## The data

══════════════════════════════

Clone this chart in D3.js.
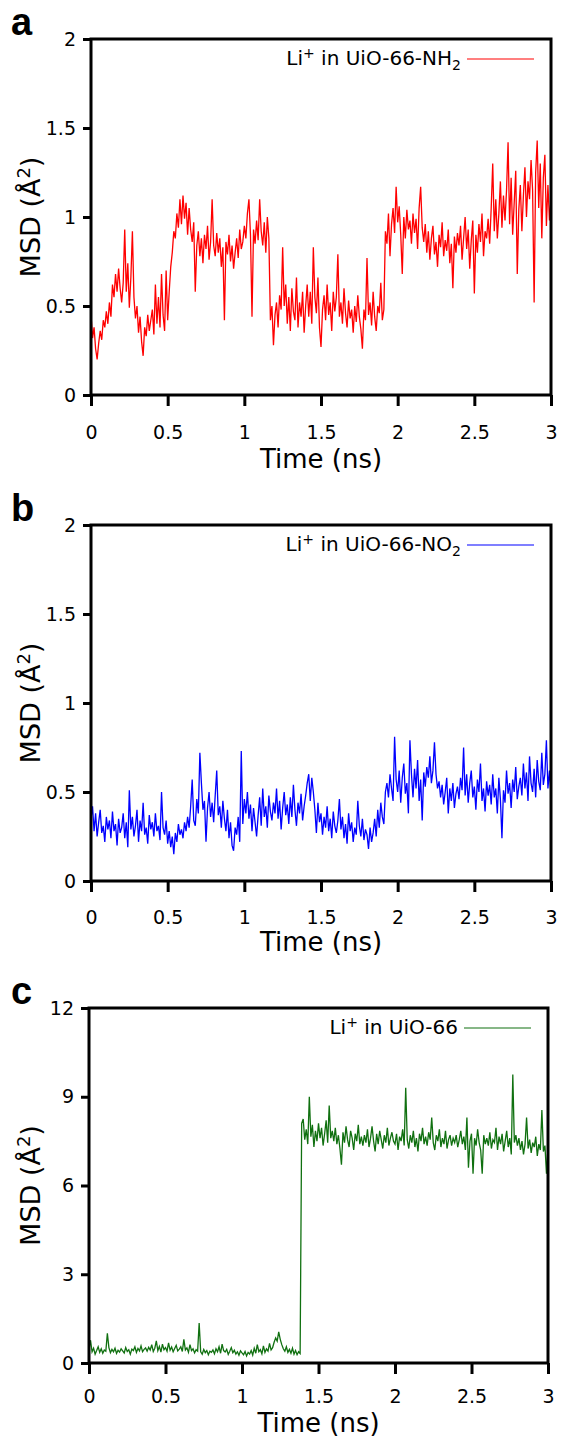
<!DOCTYPE html>
<html>
<head>
<meta charset="utf-8">
<script src="https://cdn.jsdelivr.net/npm/d3@7"></script>
<style>
  body { margin: 0; background: #fff; }
  svg { display: block; }
  text { font-family: "DejaVu Sans", sans-serif; fill: #000; }
</style>
</head>
<body>
<svg width="564" height="1441"></svg>
<script>
const width = 564, height = 1441;
const svg = d3.select("svg");

// sampling step of the traces (ns)
const dt = 0.01;

const xTicks = [0, 0.5, 1, 1.5, 2, 2.5, 3];
const yTicksSmall = [0, 0.5, 1, 1.5, 2];
const yTicksLarge = [0, 3, 6, 9, 12];

// MSD of Li+ in UiO-66-NH2 (A^2)
const msdNH2 = [
  0.45, 0.32, 0.38, 0.26, 0.20, 0.29, 0.36, 0.31, 0.42, 0.38, 0.47, 0.40, 0.52, 0.44, 0.62, 0.55, 0.68, 0.58, 0.71, 0.60,
  0.52, 0.63, 0.93, 0.58, 0.74, 0.49, 0.66, 0.92, 0.55, 0.43, 0.50, 0.35, 0.44, 0.30, 0.22, 0.38, 0.33, 0.45, 0.36, 0.42,
  0.48, 0.34, 0.62, 0.40, 0.55, 0.38, 0.68, 0.45, 0.36, 0.70, 0.42, 0.58, 0.72, 0.80, 0.92, 0.88, 1.02, 0.94, 1.10, 0.96,
  1.12, 0.99, 1.08, 0.90, 1.05, 0.93, 0.86, 0.97, 0.58, 0.84, 0.92, 0.78, 0.88, 0.74, 0.90, 0.82, 0.95, 0.76, 0.86, 1.10,
  0.84, 0.78, 0.91, 0.80, 0.88, 0.72, 0.83, 0.42, 0.86, 0.79, 0.90, 0.75, 0.84, 0.71, 0.80, 0.88, 0.77, 0.93, 0.82, 0.86,
  0.95, 0.88, 1.02, 1.10, 0.90, 0.44, 0.93, 0.85, 0.98, 0.87, 1.10, 0.92, 0.84, 0.97, 0.80, 1.00, 0.88, 0.42, 0.50, 0.28,
  0.45, 0.52, 0.38, 0.56, 0.48, 0.83, 0.50, 0.62, 0.40, 0.55, 0.36, 0.60, 0.47, 0.42, 0.66, 0.38, 0.52, 0.44, 0.58, 0.35,
  0.50, 0.62, 0.44, 0.58, 0.40, 0.83, 0.55, 0.46, 0.66, 0.38, 0.27, 0.48, 0.56, 0.42, 0.62, 0.45, 0.52, 0.36, 0.58, 0.47,
  0.55, 0.79, 0.44, 0.52, 0.40, 0.60, 0.46, 0.38, 0.53, 0.43, 0.48, 0.35, 0.50, 0.41, 0.56, 0.44, 0.37, 0.26, 0.48, 0.42,
  0.77, 0.45, 0.52, 0.39, 0.58, 0.44, 0.36, 0.50, 0.46, 0.63, 0.42, 0.48, 0.92, 0.85, 1.02, 0.78, 0.96, 1.05, 0.91, 1.17,
  0.97, 1.06, 0.90, 0.68, 1.00, 0.88, 1.04, 0.93, 0.98, 0.85, 1.02, 0.91, 0.99, 0.82, 1.05, 1.17, 0.94, 0.86, 0.96, 0.80,
  0.92, 0.76, 0.88, 0.95, 0.79, 0.86, 0.72, 0.90, 0.83, 0.97, 0.78, 0.87, 0.81, 0.93, 0.74, 0.85, 0.60, 0.89, 0.80, 0.91,
  0.84, 0.95, 0.76, 0.88, 1.00, 0.82, 0.93, 0.71, 0.87, 0.98, 0.57, 0.90, 0.80, 0.96, 0.86, 1.02, 0.78, 0.92, 0.88, 0.99,
  0.85, 1.05, 1.30, 0.92, 1.10, 0.88, 1.02, 1.20, 0.94, 1.12, 0.98, 1.15, 1.42, 0.96, 1.22, 0.90, 1.08, 1.26, 0.68, 1.04,
  1.18, 0.92, 1.12, 1.28, 1.00, 1.20, 1.10, 1.32, 1.15, 0.52, 1.25, 1.43, 1.05, 1.30, 0.88, 1.22, 1.35, 0.95, 1.18, 0.98,
  1.10
];

// MSD of Li+ in UiO-66-NO2, panel b
const msdNO2 = [
  0.35, 0.42, 0.28, 0.38, 0.25, 0.33, 0.40, 0.27, 0.31, 0.22, 0.36, 0.29, 0.34, 0.24, 0.39, 0.28, 0.32, 0.20, 0.35, 0.27,
  0.30, 0.38, 0.24, 0.33, 0.19, 0.51, 0.29, 0.36, 0.25, 0.31, 0.40, 0.22, 0.34, 0.28, 0.44, 0.26, 0.30, 0.21, 0.37, 0.29,
  0.33, 0.25, 0.38, 0.28, 0.31, 0.23, 0.50, 0.30, 0.26, 0.34, 0.21, 0.28, 0.19, 0.25, 0.15, 0.27, 0.22, 0.32, 0.26, 0.29,
  0.24, 0.33, 0.28, 0.36, 0.30, 0.42, 0.57, 0.34, 0.31, 0.46, 0.38, 0.72, 0.55, 0.40, 0.45, 0.22, 0.41, 0.50, 0.36, 0.44,
  0.33, 0.48, 0.62, 0.37, 0.42, 0.30, 0.45, 0.35, 0.28, 0.40, 0.24, 0.33, 0.20, 0.17, 0.30, 0.26, 0.36, 0.22, 0.73, 0.32,
  0.46, 0.38, 0.50, 0.35, 0.43, 0.28, 0.41, 0.33, 0.25, 0.37, 0.47, 0.31, 0.52, 0.36, 0.42, 0.30, 0.48, 0.39, 0.34, 0.44,
  0.38, 0.52, 0.35, 0.45, 0.29, 0.41, 0.50, 0.37, 0.43, 0.32, 0.47, 0.36, 0.54, 0.40, 0.31, 0.44, 0.38, 0.49, 0.34, 0.42,
  0.48, 0.55, 0.60, 0.45, 0.58, 0.50, 0.40, 0.27, 0.44, 0.33, 0.38, 0.26, 0.36, 0.30, 0.42, 0.28, 0.35, 0.24, 0.39, 0.31,
  0.27, 0.34, 0.46, 0.29, 0.36, 0.24, 0.32, 0.21, 0.38, 0.28, 0.33, 0.22, 0.30, 0.26, 0.45, 0.31, 0.25, 0.35, 0.23, 0.29,
  0.26, 0.18, 0.30, 0.22, 0.27, 0.35, 0.25, 0.40, 0.30, 0.44, 0.36, 0.32, 0.50, 0.55, 0.47, 0.60, 0.52, 0.45, 0.81, 0.57,
  0.50, 0.62, 0.44, 0.58, 0.66, 0.49, 0.55, 0.38, 0.79, 0.60, 0.47, 0.63, 0.52, 0.68, 0.45, 0.57, 0.34, 0.61, 0.53, 0.64,
  0.58, 0.70, 0.55, 0.62, 0.78, 0.60, 0.52, 0.56, 0.47, 0.54, 0.43, 0.50, 0.58, 0.38, 0.52, 0.45, 0.55, 0.41, 0.49, 0.53,
  0.46, 0.58, 0.51, 0.75, 0.48, 0.60, 0.44, 0.55, 0.62, 0.47, 0.53, 0.40, 0.57, 0.50, 0.66, 0.45, 0.52, 0.39, 0.56, 0.48,
  0.54, 0.43, 0.60, 0.47, 0.52, 0.38, 0.58, 0.46, 0.24, 0.51, 0.44, 0.62, 0.49, 0.55, 0.41, 0.57, 0.50, 0.64, 0.46, 0.53,
  0.58, 0.48, 0.66, 0.52, 0.61, 0.45, 0.70, 0.55, 0.50, 0.63, 0.47, 0.68, 0.56, 0.51, 0.72, 0.54, 0.60, 0.79, 0.52, 0.62,
  0.48
];

// MSD of Li+ in plain UiO-66, panel c
const msdUiO = [
  0.45, 0.77, 0.38, 0.50, 0.30, 0.42, 0.55, 0.36, 0.48, 0.33, 0.44, 0.40, 1.00, 0.52, 0.35, 0.46, 0.38, 0.50, 0.32, 0.43,
  0.37, 0.48, 0.41, 0.34, 0.52, 0.39, 0.45, 0.30, 0.47, 0.42, 0.55, 0.36, 0.49, 0.41, 0.58, 0.38, 0.46, 0.51, 0.40, 0.53,
  0.44, 0.62, 0.39, 0.50, 0.75, 0.42, 0.56, 0.37, 0.64, 0.45, 0.52, 0.40, 0.68, 0.43, 0.54, 0.38, 0.49, 0.60, 0.41, 0.47,
  0.55, 0.39, 0.80, 0.44, 0.51, 0.36, 0.62, 0.42, 0.48, 0.34, 0.45, 0.40, 1.35, 0.38, 0.30, 0.46, 0.35, 0.42, 0.28, 0.40,
  0.36, 0.44, 0.31, 0.48, 0.38, 0.55, 0.33, 0.64, 0.42, 0.37, 0.46, 0.29, 0.40, 0.52, 0.35, 0.43, 0.30, 0.38, 0.26, 0.41,
  0.34, 0.28, 0.39, 0.24, 0.36, 0.30, 0.42, 0.27, 0.50, 0.33, 0.62, 0.38, 0.45, 0.31, 0.58, 0.36, 0.48, 0.40, 0.66, 0.44,
  0.52, 0.70, 0.85, 0.74, 1.05, 0.80, 0.62, 0.48, 0.40, 0.55, 0.36, 0.46, 0.33, 0.50, 0.30, 0.42, 0.28, 0.38, 0.32, 8.10,
  8.25, 7.55, 7.90, 7.40, 9.00, 7.65, 8.05, 7.30, 7.85, 7.50, 8.10, 7.60, 7.95, 7.35, 7.75, 8.20, 7.45, 8.70, 7.60, 7.85,
  7.50, 7.95, 7.40, 7.70, 7.25, 6.70, 7.80, 7.45, 8.00, 7.55, 7.30, 7.85, 7.60, 7.20, 7.75, 7.50, 8.05, 7.40, 7.65, 7.35,
  7.70, 7.45, 7.90, 7.30, 7.60, 8.00, 7.50, 7.15, 7.75, 7.40, 7.85, 7.55, 7.25, 7.70, 7.45, 7.95, 7.35, 7.60, 7.80, 7.50,
  7.40, 7.75, 7.20, 7.65, 7.50, 7.90, 7.35, 9.30, 7.55, 7.25, 7.70, 7.45, 7.85, 7.30, 7.60, 7.15, 7.75, 7.50, 7.95, 7.40,
  7.65, 7.35, 7.80, 7.55, 8.30, 7.45, 7.20, 7.70, 7.50, 7.90, 7.30, 7.60, 7.40, 7.85, 7.25, 7.55, 7.70, 7.35, 7.60, 7.45,
  7.70, 7.30, 7.55, 7.85, 7.40, 7.65, 7.20, 8.30, 6.60, 7.50, 7.75, 6.40, 7.60, 7.35, 7.90, 7.45, 7.20, 6.40, 7.70, 7.40,
  7.60, 7.35, 7.80, 7.25, 7.55, 7.45, 7.95, 7.20, 7.65, 7.40, 7.75, 7.15, 7.50, 7.85, 7.30, 7.60, 7.05, 9.75, 7.45, 7.70,
  7.35, 7.60, 7.20, 7.50, 7.05, 7.40, 8.30, 7.25, 7.55, 7.10, 7.45, 7.30, 7.65, 7.00, 7.40, 7.20, 8.55, 7.15, 7.35, 6.40,
  7.30
];

const panels = [
  { letter: "a", values: msdNH2, color: "#ff0000", yMax: 2, yTicks: yTicksSmall,
    legend: ["UiO-66-NH", "2"], left: 91, right: 551, top: 39, bottom: 395, pad: 20, titleGap: 73 },
  { letter: "b", values: msdNO2, color: "#0000ff", yMax: 2, yTicks: yTicksSmall,
    legend: ["UiO-66-NO", "2"], left: 91, right: 551, top: 525, bottom: 881, pad: 19, titleGap: 70 },
  { letter: "c", values: msdUiO, color: "#107010", yMax: 12, yTicks: yTicksLarge,
    legend: ["UiO-66", null], left: 89, right: 548, top: 1008, bottom: 1363, pad: 16, titleGap: 69 }
];

panels.forEach(p => {
  const data = p.values.map((v, i) => ({ t: i * dt, v: v }));

  const xScale = d3.scaleLinear().domain([0, 3]).range([p.left, p.right]);
  const yScale = d3.scaleLinear().domain([0, p.yMax]).range([p.bottom, p.top]);

  const g = svg.append("g");

  // clip so spikes stay inside the frame
  const clipId = "clip-" + p.letter;
  g.append("clipPath").attr("id", clipId)
    .append("rect")
    .attr("x", p.left).attr("y", p.top)
    .attr("width", p.right - p.left).attr("height", p.bottom - p.top);

  const lineGen = d3.line()
    .x(d => xScale(d.t))
    .y(d => yScale(d.v));

  g.append("path")
    .datum(data)
    .attr("clip-path", `url(#${clipId})`)
    .attr("fill", "none")
    .attr("stroke", p.color)
    .attr("stroke-width", 1.3)
    .attr("d", lineGen);

  // axes
  const xAxis = d3.axisBottom(xScale)
    .tickValues(xTicks)
    .tickFormat(d => String(d))
    .tickSize(11)
    .tickSizeOuter(0)
    .tickPadding(p.pad);

  const yAxis = d3.axisLeft(yScale)
    .tickValues(p.yTicks)
    .tickFormat(d => String(d))
    .tickSize(8)
    .tickSizeOuter(0)
    .tickPadding(7);

  const gx = g.append("g")
    .attr("transform", `translate(0, ${p.bottom})`)
    .call(xAxis);
  const gy = g.append("g")
    .attr("transform", `translate(${p.left}, 0)`)
    .call(yAxis);

  [gx, gy].forEach(a => {
    a.select(".domain").remove();
    a.selectAll(".tick line").attr("stroke", "#000").attr("stroke-width", 3);
    a.selectAll(".tick text")
      .style("font-family", "DejaVu Sans")
      .style("font-size", "19px")
      .attr("fill", "#000");
  });

  // frame
  g.append("rect")
    .attr("x", p.left).attr("y", p.top)
    .attr("width", p.right - p.left).attr("height", p.bottom - p.top)
    .attr("fill", "none")
    .attr("stroke", "#000")
    .attr("stroke-width", 3);

  // axis titles
  g.append("text")
    .attr("x", (p.left + p.right) / 2)
    .attr("y", p.bottom + p.titleGap)
    .attr("text-anchor", "middle")
    .style("font-size", "26px")
    .text("Time (ns)");

  const yLabel = g.append("text")
    .attr("transform", `translate(40, ${(p.top + p.bottom) / 2}) rotate(-90)`)
    .attr("text-anchor", "middle")
    .style("font-size", "27px");
  yLabel.append("tspan").text("MSD (Å");
  yLabel.append("tspan").attr("dy", -10).style("font-size", "18px").text("2");
  yLabel.append("tspan").attr("dy", 10).text(")");

  // panel letter
  g.append("text")
    .attr("x", 11)
    .attr("y", p.top - 4)
    .style("font-family", "Liberation Sans, Arial, sans-serif")
    .style("font-weight", "bold")
    .style("font-size", "38px")
    .text(p.letter);

  // legend
  const legY = p.top + 20;
  g.append("line")
    .attr("x1", p.right - 84).attr("x2", p.right - 17)
    .attr("y1", legY).attr("y2", legY)
    .attr("stroke", p.color)
    .attr("stroke-width", 1.2);

  const leg = g.append("text")
    .attr("x", p.right - 90)
    .attr("y", legY + 6)
    .attr("text-anchor", "end")
    .style("font-size", "20px");
  leg.append("tspan").text("Li");
  leg.append("tspan").attr("dy", -7).style("font-size", "14px").text("+");
  leg.append("tspan").attr("dy", 7).text(" in " + p.legend[0]);
  if (p.legend[1]) {
    leg.append("tspan").attr("dy", 5).style("font-size", "14px").text(p.legend[1]);
  }
});
</script>
</body>
</html>
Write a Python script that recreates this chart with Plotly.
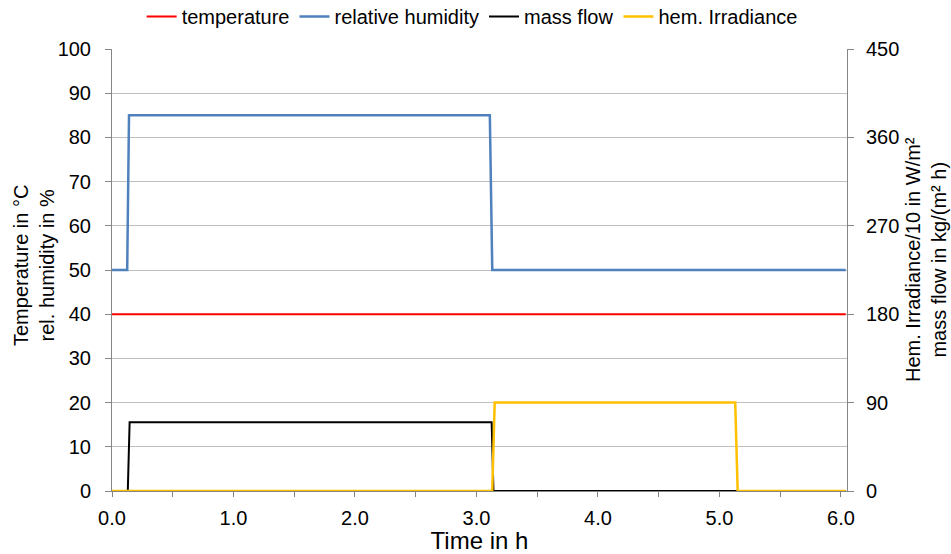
import plotly.graph_objects as go

# Data (time in h)
t_temp = [0.0, 6.04]
temperature = [40, 40]

t_rh = [0.0, 0.125, 0.14, 3.11, 3.13, 6.04]
rel_humidity = [50, 50, 85, 85, 50, 50]

t_mf = [0.0, 0.13, 0.145, 3.125, 3.14, 6.04]
mass_flow = [0, 0, 70, 70, 0, 0]

t_irr = [0.0, 3.13, 3.15, 5.13, 5.15, 6.04]
irradiance = [0, 0, 90, 90, 0, 0]

x_ticks = [0, 1, 2, 3, 4, 5, 6]
x_ticklabels = ["0.0", "1.0", "2.0", "3.0", "4.0", "5.0", "6.0"]

x_title = "Time in h"
y_title = "Temperature in °C<br>rel. humidity in %"
y2_title = "Hem. Irradiance/10 in W/m²<br>mass flow in kg/(m² h)"

font = "Liberation Sans, Arial, sans-serif"
FS = 20
W, H = 951, 554
ML, MR, MT, MB = 112, 104, 49, 63
PW, PH = W - ML - MR, H - MT - MB

fig = go.Figure()
fig.add_trace(go.Scatter(x=t_temp, y=temperature, mode="lines", name="temperature",
                         line=dict(color="#FF0000", width=2)))
fig.add_trace(go.Scatter(x=t_rh, y=rel_humidity, mode="lines", name="relative humidity",
                         line=dict(color="#4F81BD", width=2.5)))
fig.add_trace(go.Scatter(x=t_mf, y=mass_flow, mode="lines", name="mass flow",
                         line=dict(color="#000000", width=2), yaxis="y2"))
fig.add_trace(go.Scatter(x=t_irr, y=irradiance, mode="lines", name="hem. Irradiance",
                         line=dict(color="#FFC000", width=2.5), yaxis="y2"))

fig.update_layout(
    width=W, height=H,
    margin=dict(l=ML, r=MR, t=MT, b=MB, autoexpand=False),
    paper_bgcolor="white", plot_bgcolor="white",
    font=dict(family=font, size=FS, color="#000000"),
    showlegend=True,
    legend=dict(orientation="h", x=0.49, xanchor="center", y=(H - MB + 3) / PH, yanchor="top",
                yref="paper", font=dict(size=FS), itemwidth=30,
                tracegroupgap=0, bgcolor="rgba(0,0,0,0)"),
    xaxis=dict(range=[0, 6.05], tickvals=x_ticks, ticktext=x_ticklabels,
               showgrid=False, zeroline=False, showline=True, linecolor="#868686",
               linewidth=1, ticks="outside", ticklen=5, tickcolor="#868686",
               minor=dict(dtick=0.5, tick0=0, ticks="outside", ticklen=5, tickcolor="#868686",
                          showgrid=False),
               ticklabelstandoff=4,
               title=dict(text=x_title, standoff=8), tickfont=dict(size=FS)),
    yaxis=dict(range=[0, 100], dtick=10, showgrid=True, gridcolor="#BFBFBF",
               zeroline=False, showline=True, linecolor="#868686", linewidth=1,
               ticks="outside", ticklen=6, tickcolor="#868686", ticklabelstandoff=10,
               tickfont=dict(size=FS)),
    yaxis2=dict(range=[0, 450], dtick=90, overlaying="y", side="right",
                showgrid=False, zeroline=False, showline=True, linecolor="#868686",
                linewidth=1, ticks="outside", ticklen=6, tickcolor="#868686", ticklabelstandoff=8,
                tickfont=dict(size=FS)),
)

# Rotated axis titles placed as annotations (paper coords)
fig.add_annotation(text=y_title, textangle=-90, showarrow=False,
                   xref="paper", yref="paper",
                   x=(34 - ML) / PW, y=(H - MB - 266) / PH,
                   xanchor="center", yanchor="middle",
                   font=dict(size=FS, family=font, color="#000000"))
fig.add_annotation(text=y2_title, textangle=-90, showarrow=False,
                   xref="paper", yref="paper",
                   x=(926 - ML) / PW, y=(H - MB - 260) / PH,
                   xanchor="center", yanchor="middle",
                   font=dict(size=FS, family=font, color="#000000"))

fig.write_html("out.html")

══════════════════════════════

## What needs to be done
Take the lines from the one holding "Write a Python" to the one holding "Irradiance/10 in W/m²<br>mass", both lines included, and give them again exactly, with no pictures.

## Solved problem
Write a Python script that recreates this chart with Plotly.
import plotly.graph_objects as go

# Data (time in h)
t_temp = [0.0, 6.04]
temperature = [40, 40]

t_rh = [0.0, 0.125, 0.14, 3.11, 3.13, 6.04]
rel_humidity = [50, 50, 85, 85, 50, 50]

t_mf = [0.0, 0.13, 0.145, 3.125, 3.14, 6.04]
mass_flow = [0, 0, 70, 70, 0, 0]

t_irr = [0.0, 3.13, 3.15, 5.13, 5.15, 6.04]
irradiance = [0, 0, 90, 90, 0, 0]

x_ticks = [0, 1, 2, 3, 4, 5, 6]
x_ticklabels = ["0.0", "1.0", "2.0", "3.0", "4.0", "5.0", "6.0"]

x_title = "Time in h"
y_title = "Temperature in °C<br>rel. humidity in %"
y2_title = "Hem. Irradiance/10 in W/m²<br>mass flow in kg/(m² h)"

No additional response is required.